Меня несколько раз вызывали написать мои литературные воспоминания. Не знаю, напишу ли, да и память слаба. Да и грустно вспоминать; я вообще не люблю вспоминать. Но некоторые эпизоды моего литературного поприща мне поневоле представляются с чрезвычайною отчетливостью, несмотря на слабую память. Вот, например, один анекдот.
Раз весной поутру я зашел к покойному Егору Петровичу Ковалевскому. Ему очень нравился мой роман «Преступление и наказание», появившийся тогда в «Русском вестнике». Он с жаром хвалил его и передал мне один драгоценный для меня отзыв одного лица, имени которого не могу выставить. Тем временем в комнату вошли один за другим два издателя двух журналов[6]. Один из этих журналов приобрел впоследствии небывалое доселе ни у одного из наших ежемесячных изданий число подписчиков, но тогда только лишь начинался. Другой, напротив, уже оканчивал замечательное и влиятельное на литературу и публику существование свое; но тогда, в то утро, его издатель еще не знал, что издание его уже так близко к своему берегу. Вот с этим-то издателем мы вышли в другую комнату и остались наедине.

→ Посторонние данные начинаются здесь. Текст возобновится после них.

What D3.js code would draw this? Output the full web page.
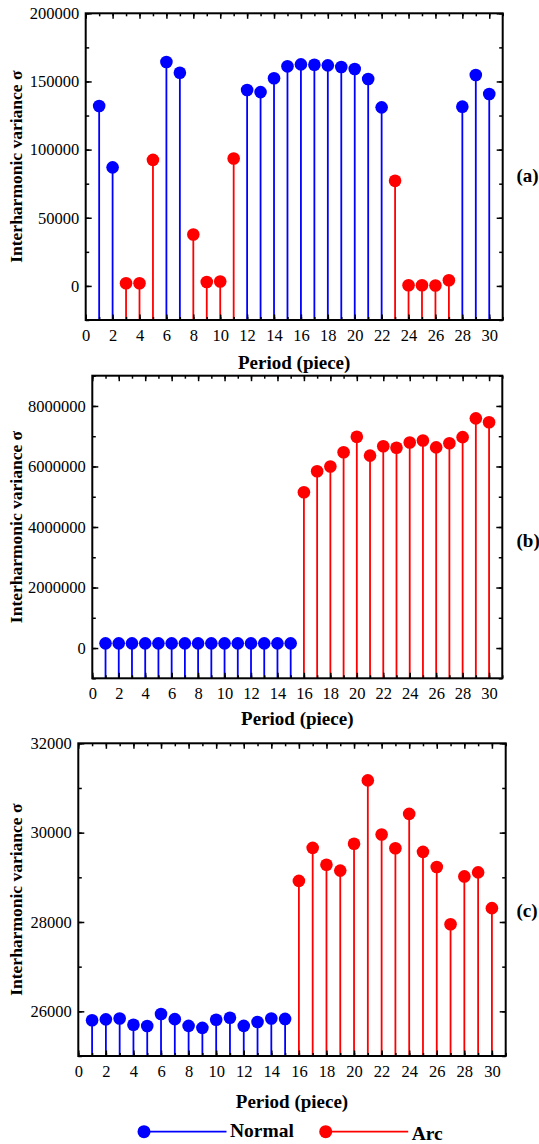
<!DOCTYPE html>
<html>
<head>
<meta charset="utf-8">
<script src="https://cdn.jsdelivr.net/npm/d3@7"></script>
<style>
  body { margin: 0; background: #fff; }
  svg { display: block; }
  svg text { font-family: "Liberation Serif", "Times New Roman", Times, "DejaVu Serif", serif; fill: #000; }
  .bold { font-weight: bold; font-size: 19px; }
</style>
</head>
<body>
<svg id="chart" width="539" height="1144"></svg>
<script>
// period number (x), one value per period for each panel
var periods = [1,2,3,4,5,6,7,8,9,10,11,12,13,14,15,16,17,18,19,20,21,22,23,24,25,26,27,28,29,30];

// panel (a)
var aVals = [132000, 87000, 2000, 2000, 92500, 164300, 156400, 37700, 2900, 3200,
             93500, 143700, 142200, 152300, 161100, 162500, 162300, 161800, 160600, 159100,
             151800, 131000, 77100, 500, 500, 300, 4200, 131500, 154700, 140800];
var aType = ["Normal","Normal","Arc","Arc","Arc","Normal","Normal","Arc","Arc","Arc",
             "Arc","Normal","Normal","Normal","Normal","Normal","Normal","Normal","Normal","Normal",
             "Normal","Normal","Arc","Arc","Arc","Arc","Arc","Normal","Normal","Normal"];

// panel (b)
var bVals = [155000, 155000, 155000, 155000, 155000, 155000, 155000, 155000, 155000, 155000,
             155000, 155000, 155000, 155000, 155000, 5150000, 5840000, 6000000, 6470000, 6980000,
             6360000, 6670000, 6620000, 6790000, 6860000, 6630000, 6770000, 6970000, 7590000, 7460000];

// panel (c)
var cVals = [25800, 25820, 25840, 25700, 25670, 25940, 25825, 25675, 25630, 25810,
             25855, 25675, 25760, 25840, 25830, 28920, 29660, 29280, 29150, 29750,
             31170, 29960, 29650, 30420, 29570, 29230, 27950, 29020, 29110, 28310];
var bcType = periods.map(function(p) { return p <= 15 ? "Normal" : "Arc"; });

var aYTicks = [0, 50000, 100000, 150000, 200000];
var bYTicks = [0, 2000000, 4000000, 6000000, 8000000];
var cYTicks = [26000, 28000, 30000, 32000];
var xTicks = d3.range(0, 31, 2);

var legendNames = ["Normal", "Arc"];
var color = { Normal: "#0000ff", Arc: "#ff0000" };
var serif = "'Liberation Serif', 'Times New Roman', Times, 'DejaVu Serif', serif";

var svg = d3.select("#chart");

var panels = [
  { vals: aVals, types: aType, yDom: [-25000, 200000], major: aYTicks, minorStep: 25000,
    left: 85.7, right: 502.7, top: 13.3, bottom: 320, label: "(a)", labelY: 181.5, titleY: 369 },
  { vals: bVals, types: bcType, yDom: [-1000000, 9000000], major: bYTicks, minorStep: 1000000,
    left: 92.3, right: 502.3, top: 375.7, bottom: 678.3, label: "(b)", labelY: 546.6, titleY: 725 },
  { vals: cVals, types: bcType, yDom: [25000, 32000], major: cYTicks, minorStep: 1000,
    left: 78.3, right: 505.7, top: 743.3, bottom: 1056, label: "(c)", labelY: 916.6, titleY: 1107.5 }
];

function styleAxis(g) {
  g.attr("font-family", serif).attr("font-size", 16.5);
  g.select(".domain").remove();
  g.selectAll(".tick line").attr("stroke", "#000").attr("stroke-width", 1.5);
}

panels.forEach(function(p) {
  var x = d3.scaleLinear().domain([0, 31]).range([p.left, p.right]);
  var y = d3.scaleLinear().domain(p.yDom).range([p.bottom, p.top]);
  var minor = d3.range(p.yDom[0], p.yDom[1] + 1, p.minorStep);
  var xMinor = d3.range(0, 32, 1);
  var g = svg.append("g");

  // stems and dots
  var pts = periods.map(function(d, i) { return { x: d, v: p.vals[i], t: p.types[i] }; });
  g.selectAll("line.stem").data(pts).enter().append("line")
    .attr("class", "stem")
    .attr("x1", function(d) { return x(d.x); })
    .attr("x2", function(d) { return x(d.x); })
    .attr("y1", y(p.yDom[0]))
    .attr("y2", function(d) { return y(d.v); })
    .attr("stroke", function(d) { return color[d.t]; })
    .attr("stroke-width", 1.8);
  g.selectAll("circle").data(pts).enter().append("circle")
    .attr("cx", function(d) { return x(d.x); })
    .attr("cy", function(d) { return y(d.v); })
    .attr("r", 6.3)
    .attr("fill", function(d) { return color[d.t]; });

  // ticks, all pointing inward
  g.append("g").attr("transform", "translate(" + p.left + ",0)")
    .call(d3.axisLeft(y).tickValues(minor).tickSize(-3.5).tickFormat("")).call(styleAxis);
  g.append("g").attr("transform", "translate(" + p.left + ",0)")
    .call(d3.axisLeft(y).tickValues(p.major).tickSize(-6).tickPadding(6.5).tickFormat(d3.format("d")))
    .call(styleAxis);
  g.append("g").attr("transform", "translate(" + p.right + ",0)")
    .call(d3.axisRight(y).tickValues(minor).tickSize(-3.5).tickFormat("")).call(styleAxis);
  g.append("g").attr("transform", "translate(" + p.right + ",0)")
    .call(d3.axisRight(y).tickValues(p.major).tickSize(-6).tickFormat("")).call(styleAxis);
  g.append("g").attr("transform", "translate(0," + p.top + ")")
    .call(d3.axisTop(x).tickValues(xMinor).tickSize(-3).tickFormat("")).call(styleAxis);
  g.append("g").attr("transform", "translate(0," + p.top + ")")
    .call(d3.axisTop(x).tickValues(xTicks).tickSize(-5.5).tickFormat("")).call(styleAxis);
  g.append("g").attr("transform", "translate(0," + p.bottom + ")")
    .call(d3.axisBottom(x).tickValues(xMinor).tickSize(-3).tickFormat("")).call(styleAxis);
  g.append("g").attr("transform", "translate(0," + p.bottom + ")")
    .call(d3.axisBottom(x).tickValues(xTicks).tickSize(-5.5).tickPadding(9).tickFormat(d3.format("d")))
    .call(styleAxis);

  // frame
  g.append("rect")
    .attr("x", p.left).attr("y", p.top)
    .attr("width", p.right - p.left).attr("height", p.bottom - p.top)
    .attr("fill", "none").attr("stroke", "#000").attr("stroke-width", 2);

  // titles
  g.append("text").attr("class", "bold")
    .attr("transform", "translate(22," + ((p.top + p.bottom) / 2) + ") rotate(-90)")
    .attr("text-anchor", "middle")
    .style("font-size", "17.5px")
    .text("Interharmonic variance σ");
  g.append("text").attr("class", "bold")
    .attr("x", (p.left + p.right) / 2).attr("y", p.titleY)
    .attr("text-anchor", "middle")
    .text("Period (piece)");
  g.append("text").attr("class", "bold")
    .attr("x", 516.5).attr("y", p.labelY)
    .text(p.label);
});

// legend at the bottom
var legX = [144, 325.7];
var leg = svg.append("g").selectAll("g").data(legendNames).enter().append("g")
  .attr("transform", function(d, i) { return "translate(" + legX[i] + ",1131.7)"; });
leg.append("line").attr("x1", 0).attr("x2", 82.5).attr("y1", 0).attr("y2", 0)
  .attr("stroke", function(d) { return color[d]; }).attr("stroke-width", 1.8);
leg.append("circle").attr("r", 6.5).attr("fill", function(d) { return color[d]; });
leg.append("text").attr("class", "bold")
  .attr("x", 86).attr("y", function(d, i) { return i ? 7.8 : 5.5; })
  .style("font-size", "19.5px")
  .text(function(d) { return d; });
</script>
</body>
</html>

Не называя его имени, скажу лишь, что первая встреча моя с ним в жизни была чрезвычайно горячая, из необыкновенных, для меня вечно памятная. Может, помнит и он. Тогда еще он не был издателем. Потом произошли многие недоразумения. По возвращении моем из Сибири мы очень редко встречались, но раз мельком он сказал мне чрезвычайно теплое слово и по одному поводу указал на одни стихи – лучшие, что он написал когда-либо. Прибавлю, что видом и обычаем никто менее его не походил на поэта, да еще из «страдающих». А между тем он один из самых страстных, мрачных и «страдающих» наших поэтов.
– Ну, вот мы вас обругали, – сказал он мне (то есть в его журнале за «Преступление и наказание»).
– Знаю, – сказал я.
– А знаете почему?
– По принципу, должно быть.
– За Чернышевского.
Я остолбенел от удивления.
– NN, который написал критическую статью, – продолжал издатель, – сказал мне так: «Роман его хорош, но так как он в своей повести, два года назад, не постыдился надругаться над несчастным ссыльным и окарикатурить его, то я его роман обругаю».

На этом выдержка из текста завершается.